Robinson’s volume is also very good at exploring the paradoxes of Einstein’s life. Einstein was a wise, avuncular figure to strangers and the world at large, but he was often terribly cruel and indifferent to his family; he was an adulterer who womanized regularly even after being married twice, and he was estranged from both of his sons. Much of this revelation was hidden from the public and only became apparent with the discovery of Einstein’s letters to his wife in the 1990s. As with most other people, Einstein had trouble being consistent in his morality. His pacifism was perhaps one of the most consistent qualities in him, although he wisely cast it off once Hitler came to power.

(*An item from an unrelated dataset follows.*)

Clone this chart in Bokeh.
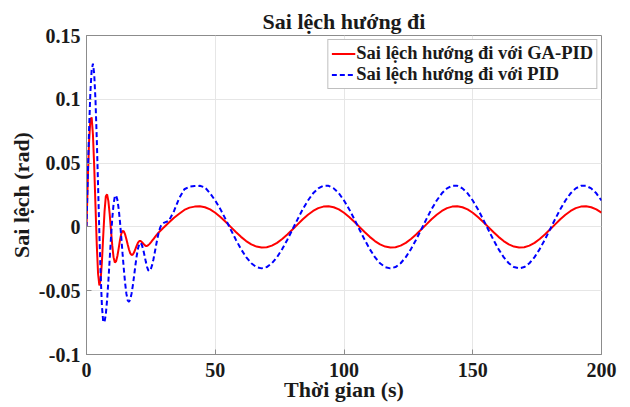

Scientifically Einstein’s life presents even more interesting paradoxes. Freeman Dyson opens the volume with an essay talking about what was perhaps Einstein’s biggest scientific failure; his inability to imagine a universe without black holes. As I described in a post, both Einstein and Oppenheimer played foundational roles in the discovery of black holes; they were a logical result of Einstein’s field equations of general relativity. Yet both men essentially abandoned their scientific creations, staying utterly indifferent to them for the rest of their lives. Einstein even wrote a paper in 1939 that supposedly refuted black holes, but it was fatally flawed in its assumptions of static spacetime around these inherently dynamic objects. Today black holes are recognized as the engines which fuel the birth and death of the universe. Einstein also made a mistake when he inserted a cosmological constant in his equations to keep the universe from expanding or contracting. However to his credit, he immediately got rid of this constant once he learnt of Edwin Hubble’s discovery of the expanding universe. Ironically, as the expansion of the universe was found to be accelerating, the cosmological constant was resurrected.

Einstein’s reliance on beauty and mathematics was also paradoxical. As the physicist Philip Anderson describes, many still think of Einstein as primarily a mathematical physicist. But all his early advances in relativity were fueled not by abstract mathematics but by practical thought experiments in physics. He always stayed close to experiment and let the data guide his thinking. His time in the patent office in Bern had given him a real taste for mechanical contraptions. However, as described by Steven Weinberg, when developing general relativity, Einstein did have to take advantage of the novel field of Riemannian geometry which he learnt from his friend Marcel Grossmann. Weinberg speculates that perhaps Einstein got so enamored with mathematics during this time that it led to his isolation from the mainstream of physics during the last few decades of his life when he kept on trying to develop a unified field theory without paying attention to real advances in physics. Sadly, Weinberg finds that almost everything that Einstein did after 1925 was irrelevant in terms of real contributions to physics. The one exception was the debate with Niels Bohr and others about quantum entanglement which he sparked in 1935, and even in that debate he finally ended up on the losing side.

Einstein remains of great interest to a new generation, not because he was a genius but because – as this volume illustrates - he was human. Ultimately when we strip away the trappings of myth and fame from his scientific contributions, what remains is a human being in all his honest clarity. That is what makes him a topic of enduring interest.